● **Written instruction**
Your job is to retype all of the data word for word, leaving every image out.

--- Start of Data lines ---

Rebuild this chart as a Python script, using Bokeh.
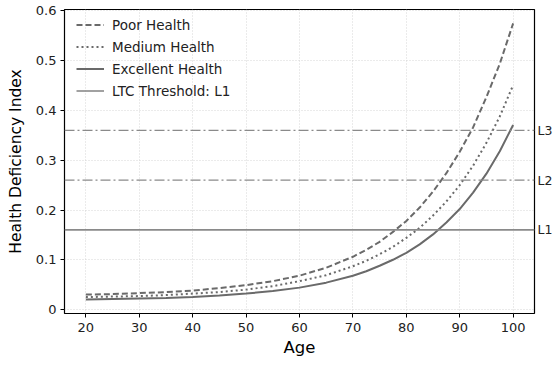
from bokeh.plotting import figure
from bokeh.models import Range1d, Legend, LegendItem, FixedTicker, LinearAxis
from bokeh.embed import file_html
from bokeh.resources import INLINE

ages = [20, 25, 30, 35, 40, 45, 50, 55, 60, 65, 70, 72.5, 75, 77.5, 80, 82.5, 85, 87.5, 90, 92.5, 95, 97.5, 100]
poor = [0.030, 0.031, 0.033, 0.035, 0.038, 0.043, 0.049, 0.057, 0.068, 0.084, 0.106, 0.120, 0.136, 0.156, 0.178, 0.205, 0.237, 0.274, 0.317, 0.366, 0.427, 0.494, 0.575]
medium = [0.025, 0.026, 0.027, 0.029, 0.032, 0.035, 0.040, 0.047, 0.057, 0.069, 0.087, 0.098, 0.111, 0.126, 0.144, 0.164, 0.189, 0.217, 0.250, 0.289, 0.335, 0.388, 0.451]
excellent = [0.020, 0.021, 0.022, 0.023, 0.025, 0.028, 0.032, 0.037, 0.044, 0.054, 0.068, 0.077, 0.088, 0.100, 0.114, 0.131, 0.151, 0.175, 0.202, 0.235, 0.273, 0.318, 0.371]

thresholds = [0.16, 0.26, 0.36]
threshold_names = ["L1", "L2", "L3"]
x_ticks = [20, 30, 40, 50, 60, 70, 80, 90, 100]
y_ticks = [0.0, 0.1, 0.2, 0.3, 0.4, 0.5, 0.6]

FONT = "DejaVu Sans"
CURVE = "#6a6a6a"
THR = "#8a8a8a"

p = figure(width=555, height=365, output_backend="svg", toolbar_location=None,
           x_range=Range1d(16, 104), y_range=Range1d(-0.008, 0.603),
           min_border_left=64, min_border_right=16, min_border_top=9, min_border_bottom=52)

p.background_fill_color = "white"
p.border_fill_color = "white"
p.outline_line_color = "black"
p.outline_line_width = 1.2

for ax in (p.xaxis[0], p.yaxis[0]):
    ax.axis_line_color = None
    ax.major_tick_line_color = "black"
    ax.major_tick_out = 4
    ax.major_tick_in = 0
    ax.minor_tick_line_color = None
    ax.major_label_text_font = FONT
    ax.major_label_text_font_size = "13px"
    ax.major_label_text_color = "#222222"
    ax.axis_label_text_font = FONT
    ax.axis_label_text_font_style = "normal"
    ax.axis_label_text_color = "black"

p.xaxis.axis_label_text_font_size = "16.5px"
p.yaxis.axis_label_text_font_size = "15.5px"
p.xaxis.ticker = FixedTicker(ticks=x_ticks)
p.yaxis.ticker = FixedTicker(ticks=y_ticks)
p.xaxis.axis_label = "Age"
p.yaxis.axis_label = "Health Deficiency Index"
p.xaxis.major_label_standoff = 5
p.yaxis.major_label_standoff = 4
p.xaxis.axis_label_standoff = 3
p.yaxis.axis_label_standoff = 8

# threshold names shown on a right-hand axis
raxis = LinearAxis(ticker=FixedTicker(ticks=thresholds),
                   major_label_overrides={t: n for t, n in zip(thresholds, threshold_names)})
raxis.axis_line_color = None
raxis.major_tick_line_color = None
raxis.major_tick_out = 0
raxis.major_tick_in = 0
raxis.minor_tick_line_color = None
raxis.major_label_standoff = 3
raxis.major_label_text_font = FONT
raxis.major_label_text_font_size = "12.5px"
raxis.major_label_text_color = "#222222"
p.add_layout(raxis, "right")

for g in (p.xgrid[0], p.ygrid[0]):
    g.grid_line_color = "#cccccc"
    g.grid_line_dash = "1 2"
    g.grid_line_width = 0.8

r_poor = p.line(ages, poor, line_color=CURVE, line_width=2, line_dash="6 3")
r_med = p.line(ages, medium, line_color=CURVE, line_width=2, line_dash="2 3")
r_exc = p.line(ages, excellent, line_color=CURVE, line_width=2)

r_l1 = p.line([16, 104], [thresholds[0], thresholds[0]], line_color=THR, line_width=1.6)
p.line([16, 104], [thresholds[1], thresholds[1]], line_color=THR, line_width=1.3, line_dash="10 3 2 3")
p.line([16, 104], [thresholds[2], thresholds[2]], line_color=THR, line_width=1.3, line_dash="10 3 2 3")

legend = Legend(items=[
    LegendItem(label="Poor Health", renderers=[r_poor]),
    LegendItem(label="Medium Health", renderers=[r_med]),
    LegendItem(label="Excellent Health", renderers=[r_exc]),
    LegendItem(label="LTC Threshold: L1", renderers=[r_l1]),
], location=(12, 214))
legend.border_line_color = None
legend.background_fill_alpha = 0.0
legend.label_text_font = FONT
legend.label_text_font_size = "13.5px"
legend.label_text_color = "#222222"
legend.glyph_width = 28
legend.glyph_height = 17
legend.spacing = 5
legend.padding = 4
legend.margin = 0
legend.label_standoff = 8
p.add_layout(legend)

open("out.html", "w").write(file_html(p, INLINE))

--- End of Data lines ---

● **Output**
Rebuild this chart as a Python script, using Bokeh.
from bokeh.plotting import figure
from bokeh.models import Range1d, Legend, LegendItem, FixedTicker, LinearAxis
from bokeh.embed import file_html
from bokeh.resources import INLINE

ages = [20, 25, 30, 35, 40, 45, 50, 55, 60, 65, 70, 72.5, 75, 77.5, 80, 82.5, 85, 87.5, 90, 92.5, 95, 97.5, 100]
poor = [0.030, 0.031, 0.033, 0.035, 0.038, 0.043, 0.049, 0.057, 0.068, 0.084, 0.106, 0.120, 0.136, 0.156, 0.178, 0.205, 0.237, 0.274, 0.317, 0.366, 0.427, 0.494, 0.575]
medium = [0.025, 0.026, 0.027, 0.029, 0.032, 0.035, 0.040, 0.047, 0.057, 0.069, 0.087, 0.098, 0.111, 0.126, 0.144, 0.164, 0.189, 0.217, 0.250, 0.289, 0.335, 0.388, 0.451]
excellent = [0.020, 0.021, 0.022, 0.023, 0.025, 0.028, 0.032, 0.037, 0.044, 0.054, 0.068, 0.077, 0.088, 0.100, 0.114, 0.131, 0.151, 0.175, 0.202, 0.235, 0.273, 0.318, 0.371]

thresholds = [0.16, 0.26, 0.36]
threshold_names = ["L1", "L2", "L3"]
x_ticks = [20, 30, 40, 50, 60, 70, 80, 90, 100]
y_ticks = [0.0, 0.1, 0.2, 0.3, 0.4, 0.5, 0.6]

FONT = "DejaVu Sans"
CURVE = "#6a6a6a"
THR = "#8a8a8a"

p = figure(width=555, height=365, output_backend="svg", toolbar_location=None,
           x_range=Range1d(16, 104), y_range=Range1d(-0.008, 0.603),
           min_border_left=64, min_border_right=16, min_border_top=9, min_border_bottom=52)

p.background_fill_color = "white"
p.border_fill_color = "white"
p.outline_line_color = "black"
p.outline_line_width = 1.2

for ax in (p.xaxis[0], p.yaxis[0]):
    ax.axis_line_color = None
    ax.major_tick_line_color = "black"
    ax.major_tick_out = 4
    ax.major_tick_in = 0
    ax.minor_tick_line_color = None
    ax.major_label_text_font = FONT
    ax.major_label_text_font_size = "13px"
    ax.major_label_text_color = "#222222"
    ax.axis_label_text_font = FONT
    ax.axis_label_text_font_style = "normal"
    ax.axis_label_text_color = "black"

p.xaxis.axis_label_text_font_size = "16.5px"
p.yaxis.axis_label_text_font_size = "15.5px"
p.xaxis.ticker = FixedTicker(ticks=x_ticks)
p.yaxis.ticker = FixedTicker(ticks=y_ticks)
p.xaxis.axis_label = "Age"
p.yaxis.axis_label = "Health Deficiency Index"
p.xaxis.major_label_standoff = 5
p.yaxis.major_label_standoff = 4
p.xaxis.axis_label_standoff = 3
p.yaxis.axis_label_standoff = 8

# threshold names shown on a right-hand axis
raxis = LinearAxis(ticker=FixedTicker(ticks=thresholds),
                   major_label_overrides={t: n for t, n in zip(thresholds, threshold_names)})
raxis.axis_line_color = None
raxis.major_tick_line_color = None
raxis.major_tick_out = 0
raxis.major_tick_in = 0
raxis.minor_tick_line_color = None
raxis.major_label_standoff = 3
raxis.major_label_text_font = FONT
raxis.major_label_text_font_size = "12.5px"
raxis.major_label_text_color = "#222222"
p.add_layout(raxis, "right")

for g in (p.xgrid[0], p.ygrid[0]):
    g.grid_line_color = "#cccccc"
    g.grid_line_dash = "1 2"
    g.grid_line_width = 0.8

r_poor = p.line(ages, poor, line_color=CURVE, line_width=2, line_dash="6 3")
r_med = p.line(ages, medium, line_color=CURVE, line_width=2, line_dash="2 3")
r_exc = p.line(ages, excellent, line_color=CURVE, line_width=2)

r_l1 = p.line([16, 104], [thresholds[0], thresholds[0]], line_color=THR, line_width=1.6)
p.line([16, 104], [thresholds[1], thresholds[1]], line_color=THR, line_width=1.3, line_dash="10 3 2 3")
p.line([16, 104], [thresholds[2], thresholds[2]], line_color=THR, line_width=1.3, line_dash="10 3 2 3")

legend = Legend(items=[
    LegendItem(label="Poor Health", renderers=[r_poor]),
    LegendItem(label="Medium Health", renderers=[r_med]),
    LegendItem(label="Excellent Health", renderers=[r_exc]),
    LegendItem(label="LTC Threshold: L1", renderers=[r_l1]),
], location=(12, 214))
legend.border_line_color = None
legend.background_fill_alpha = 0.0
legend.label_text_font = FONT
legend.label_text_font_size = "13.5px"
legend.label_text_color = "#222222"
legend.glyph_width = 28
legend.glyph_height = 17
legend.spacing = 5
legend.padding = 4
legend.margin = 0
legend.label_standoff = 8
p.add_layout(legend)

open("out.html", "w").write(file_html(p, INLINE))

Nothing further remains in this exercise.